-- START --

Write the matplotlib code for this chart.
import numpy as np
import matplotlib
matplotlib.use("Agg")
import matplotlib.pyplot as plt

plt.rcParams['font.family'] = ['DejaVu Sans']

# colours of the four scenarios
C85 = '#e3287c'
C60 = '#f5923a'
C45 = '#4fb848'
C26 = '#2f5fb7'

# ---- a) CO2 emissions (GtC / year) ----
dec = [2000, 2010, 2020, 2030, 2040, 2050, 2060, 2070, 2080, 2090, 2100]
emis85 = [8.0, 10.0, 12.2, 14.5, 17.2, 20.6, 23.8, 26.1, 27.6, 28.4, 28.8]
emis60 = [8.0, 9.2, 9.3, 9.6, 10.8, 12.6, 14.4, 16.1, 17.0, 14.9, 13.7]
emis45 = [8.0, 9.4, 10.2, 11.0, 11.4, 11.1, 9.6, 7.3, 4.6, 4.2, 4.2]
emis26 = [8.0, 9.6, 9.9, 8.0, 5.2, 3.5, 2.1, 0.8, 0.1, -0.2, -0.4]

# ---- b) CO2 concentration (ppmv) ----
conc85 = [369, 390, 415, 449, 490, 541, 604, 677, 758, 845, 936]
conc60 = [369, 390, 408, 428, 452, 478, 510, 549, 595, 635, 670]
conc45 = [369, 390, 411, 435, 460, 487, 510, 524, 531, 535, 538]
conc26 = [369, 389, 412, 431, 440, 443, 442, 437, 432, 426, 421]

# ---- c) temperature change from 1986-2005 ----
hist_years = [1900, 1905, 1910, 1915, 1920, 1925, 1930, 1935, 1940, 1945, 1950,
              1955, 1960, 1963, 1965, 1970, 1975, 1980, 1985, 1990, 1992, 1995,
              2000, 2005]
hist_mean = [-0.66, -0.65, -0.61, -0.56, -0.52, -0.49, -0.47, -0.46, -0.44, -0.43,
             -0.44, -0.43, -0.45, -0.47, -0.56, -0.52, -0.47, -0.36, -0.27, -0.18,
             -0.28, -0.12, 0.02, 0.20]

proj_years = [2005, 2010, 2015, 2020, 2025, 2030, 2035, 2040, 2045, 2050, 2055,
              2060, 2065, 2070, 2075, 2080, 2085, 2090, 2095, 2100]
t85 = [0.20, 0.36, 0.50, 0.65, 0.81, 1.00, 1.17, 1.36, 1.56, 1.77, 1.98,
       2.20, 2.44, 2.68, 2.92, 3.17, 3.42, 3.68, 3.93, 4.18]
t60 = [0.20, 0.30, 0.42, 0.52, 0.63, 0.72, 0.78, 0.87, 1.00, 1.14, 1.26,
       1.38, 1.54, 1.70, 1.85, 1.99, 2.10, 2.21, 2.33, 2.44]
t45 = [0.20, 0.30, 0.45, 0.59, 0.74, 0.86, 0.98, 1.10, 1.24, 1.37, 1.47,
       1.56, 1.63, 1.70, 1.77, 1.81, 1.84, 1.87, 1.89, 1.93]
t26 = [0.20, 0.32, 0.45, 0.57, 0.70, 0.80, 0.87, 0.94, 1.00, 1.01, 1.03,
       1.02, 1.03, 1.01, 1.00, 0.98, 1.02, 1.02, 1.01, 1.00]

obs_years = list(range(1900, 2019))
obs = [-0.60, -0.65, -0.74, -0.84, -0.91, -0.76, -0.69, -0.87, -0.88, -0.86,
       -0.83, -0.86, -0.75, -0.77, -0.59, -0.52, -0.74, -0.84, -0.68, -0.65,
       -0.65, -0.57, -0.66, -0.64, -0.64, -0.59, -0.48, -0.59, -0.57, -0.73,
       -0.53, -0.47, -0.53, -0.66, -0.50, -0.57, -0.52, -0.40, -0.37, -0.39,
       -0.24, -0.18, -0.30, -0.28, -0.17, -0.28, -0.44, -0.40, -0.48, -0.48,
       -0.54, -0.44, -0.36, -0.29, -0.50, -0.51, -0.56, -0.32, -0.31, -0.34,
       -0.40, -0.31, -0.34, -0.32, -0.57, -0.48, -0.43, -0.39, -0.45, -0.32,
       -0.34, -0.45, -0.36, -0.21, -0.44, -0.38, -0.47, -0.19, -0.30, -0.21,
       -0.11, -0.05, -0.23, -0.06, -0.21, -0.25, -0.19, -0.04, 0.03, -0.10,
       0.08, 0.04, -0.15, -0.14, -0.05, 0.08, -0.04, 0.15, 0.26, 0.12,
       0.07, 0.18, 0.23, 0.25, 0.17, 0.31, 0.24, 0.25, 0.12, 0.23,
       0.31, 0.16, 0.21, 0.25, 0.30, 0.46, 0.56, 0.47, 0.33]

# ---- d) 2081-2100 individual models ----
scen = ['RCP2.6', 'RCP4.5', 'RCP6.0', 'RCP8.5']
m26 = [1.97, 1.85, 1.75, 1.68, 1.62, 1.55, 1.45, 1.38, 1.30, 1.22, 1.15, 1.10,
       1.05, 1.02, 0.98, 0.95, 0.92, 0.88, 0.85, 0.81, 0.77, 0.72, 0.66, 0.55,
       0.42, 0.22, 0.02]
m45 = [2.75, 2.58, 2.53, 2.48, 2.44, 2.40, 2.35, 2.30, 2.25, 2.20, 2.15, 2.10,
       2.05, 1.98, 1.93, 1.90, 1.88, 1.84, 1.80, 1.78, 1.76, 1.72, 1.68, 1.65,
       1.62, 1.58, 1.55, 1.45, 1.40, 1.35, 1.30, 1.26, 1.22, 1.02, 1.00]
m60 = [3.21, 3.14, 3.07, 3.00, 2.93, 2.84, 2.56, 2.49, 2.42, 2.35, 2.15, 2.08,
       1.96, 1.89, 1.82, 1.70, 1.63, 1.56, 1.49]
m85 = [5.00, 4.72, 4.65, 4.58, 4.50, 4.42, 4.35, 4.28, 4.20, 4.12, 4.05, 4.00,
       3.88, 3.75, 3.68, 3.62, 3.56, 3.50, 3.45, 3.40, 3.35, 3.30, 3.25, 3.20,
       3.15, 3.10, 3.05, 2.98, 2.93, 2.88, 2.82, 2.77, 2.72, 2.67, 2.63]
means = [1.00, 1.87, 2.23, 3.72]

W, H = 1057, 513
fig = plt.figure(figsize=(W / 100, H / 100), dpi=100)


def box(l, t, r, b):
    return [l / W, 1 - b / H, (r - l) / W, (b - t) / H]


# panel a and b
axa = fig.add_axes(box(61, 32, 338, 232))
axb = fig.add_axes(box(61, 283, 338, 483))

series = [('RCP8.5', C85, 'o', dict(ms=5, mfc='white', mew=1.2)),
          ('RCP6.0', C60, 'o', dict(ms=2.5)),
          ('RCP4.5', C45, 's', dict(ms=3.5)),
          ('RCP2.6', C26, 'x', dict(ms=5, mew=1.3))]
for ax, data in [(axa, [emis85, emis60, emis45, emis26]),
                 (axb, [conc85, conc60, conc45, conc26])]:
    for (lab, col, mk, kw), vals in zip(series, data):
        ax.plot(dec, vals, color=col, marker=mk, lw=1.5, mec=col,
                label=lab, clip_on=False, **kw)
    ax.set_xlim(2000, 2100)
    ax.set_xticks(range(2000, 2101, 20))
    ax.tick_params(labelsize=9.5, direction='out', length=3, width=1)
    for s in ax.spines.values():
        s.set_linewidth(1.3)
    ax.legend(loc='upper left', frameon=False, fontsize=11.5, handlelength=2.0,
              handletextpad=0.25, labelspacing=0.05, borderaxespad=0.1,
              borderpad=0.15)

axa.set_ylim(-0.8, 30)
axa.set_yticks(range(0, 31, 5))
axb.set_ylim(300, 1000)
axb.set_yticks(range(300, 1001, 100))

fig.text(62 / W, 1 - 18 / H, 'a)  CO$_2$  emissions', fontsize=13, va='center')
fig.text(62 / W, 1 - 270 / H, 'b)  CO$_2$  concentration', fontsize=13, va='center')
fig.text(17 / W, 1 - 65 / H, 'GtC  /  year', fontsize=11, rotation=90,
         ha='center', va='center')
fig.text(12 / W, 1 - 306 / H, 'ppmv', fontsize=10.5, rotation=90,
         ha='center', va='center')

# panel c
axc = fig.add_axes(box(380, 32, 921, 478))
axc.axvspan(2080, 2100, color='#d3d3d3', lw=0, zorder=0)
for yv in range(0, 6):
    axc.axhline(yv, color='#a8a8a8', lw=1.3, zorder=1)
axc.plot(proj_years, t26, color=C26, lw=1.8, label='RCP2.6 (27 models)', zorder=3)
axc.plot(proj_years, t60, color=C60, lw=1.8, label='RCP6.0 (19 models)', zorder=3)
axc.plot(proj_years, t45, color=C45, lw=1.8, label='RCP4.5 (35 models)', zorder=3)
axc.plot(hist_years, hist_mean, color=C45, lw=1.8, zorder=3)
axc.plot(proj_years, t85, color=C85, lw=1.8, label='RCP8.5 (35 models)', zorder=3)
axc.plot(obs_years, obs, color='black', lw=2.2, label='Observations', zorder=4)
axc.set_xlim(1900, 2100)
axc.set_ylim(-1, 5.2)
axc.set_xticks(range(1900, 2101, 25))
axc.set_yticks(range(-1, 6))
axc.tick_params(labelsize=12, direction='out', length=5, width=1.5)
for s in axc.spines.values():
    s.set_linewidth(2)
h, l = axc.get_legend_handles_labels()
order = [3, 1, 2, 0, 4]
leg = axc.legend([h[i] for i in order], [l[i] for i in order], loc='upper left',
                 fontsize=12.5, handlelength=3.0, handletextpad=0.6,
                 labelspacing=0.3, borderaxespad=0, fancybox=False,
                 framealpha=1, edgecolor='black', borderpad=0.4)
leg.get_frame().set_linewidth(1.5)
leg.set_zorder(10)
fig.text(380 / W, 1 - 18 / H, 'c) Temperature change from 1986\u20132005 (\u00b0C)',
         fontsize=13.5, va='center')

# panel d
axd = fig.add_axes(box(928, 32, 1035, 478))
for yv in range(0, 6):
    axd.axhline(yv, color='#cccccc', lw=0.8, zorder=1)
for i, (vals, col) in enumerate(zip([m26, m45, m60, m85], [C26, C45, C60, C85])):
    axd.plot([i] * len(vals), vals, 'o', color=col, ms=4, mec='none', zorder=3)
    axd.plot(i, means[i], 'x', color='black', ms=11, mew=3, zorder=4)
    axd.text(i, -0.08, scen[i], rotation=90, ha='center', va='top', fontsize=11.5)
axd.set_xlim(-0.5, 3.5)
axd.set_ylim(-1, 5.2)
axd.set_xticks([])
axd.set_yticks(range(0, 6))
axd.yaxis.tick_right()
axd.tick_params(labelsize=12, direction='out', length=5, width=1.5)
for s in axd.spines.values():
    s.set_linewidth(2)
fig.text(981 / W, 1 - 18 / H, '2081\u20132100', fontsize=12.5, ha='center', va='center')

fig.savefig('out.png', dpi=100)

-- END --

## Stated task
Give back the listing exactly, please, from its first line to the line containing "-0.28, -0.12, 0.02, 0.20]", inclusive, and nothing past that line.

## Exercise solution
Write the matplotlib code for this chart.
import numpy as np
import matplotlib
matplotlib.use("Agg")
import matplotlib.pyplot as plt

plt.rcParams['font.family'] = ['DejaVu Sans']

# colours of the four scenarios
C85 = '#e3287c'
C60 = '#f5923a'
C45 = '#4fb848'
C26 = '#2f5fb7'

# ---- a) CO2 emissions (GtC / year) ----
dec = [2000, 2010, 2020, 2030, 2040, 2050, 2060, 2070, 2080, 2090, 2100]
emis85 = [8.0, 10.0, 12.2, 14.5, 17.2, 20.6, 23.8, 26.1, 27.6, 28.4, 28.8]
emis60 = [8.0, 9.2, 9.3, 9.6, 10.8, 12.6, 14.4, 16.1, 17.0, 14.9, 13.7]
emis45 = [8.0, 9.4, 10.2, 11.0, 11.4, 11.1, 9.6, 7.3, 4.6, 4.2, 4.2]
emis26 = [8.0, 9.6, 9.9, 8.0, 5.2, 3.5, 2.1, 0.8, 0.1, -0.2, -0.4]

# ---- b) CO2 concentration (ppmv) ----
conc85 = [369, 390, 415, 449, 490, 541, 604, 677, 758, 845, 936]
conc60 = [369, 390, 408, 428, 452, 478, 510, 549, 595, 635, 670]
conc45 = [369, 390, 411, 435, 460, 487, 510, 524, 531, 535, 538]
conc26 = [369, 389, 412, 431, 440, 443, 442, 437, 432, 426, 421]

# ---- c) temperature change from 1986-2005 ----
hist_years = [1900, 1905, 1910, 1915, 1920, 1925, 1930, 1935, 1940, 1945, 1950,
              1955, 1960, 1963, 1965, 1970, 1975, 1980, 1985, 1990, 1992, 1995,
              2000, 2005]
hist_mean = [-0.66, -0.65, -0.61, -0.56, -0.52, -0.49, -0.47, -0.46, -0.44, -0.43,
             -0.44, -0.43, -0.45, -0.47, -0.56, -0.52, -0.47, -0.36, -0.27, -0.18,
             -0.28, -0.12, 0.02, 0.20]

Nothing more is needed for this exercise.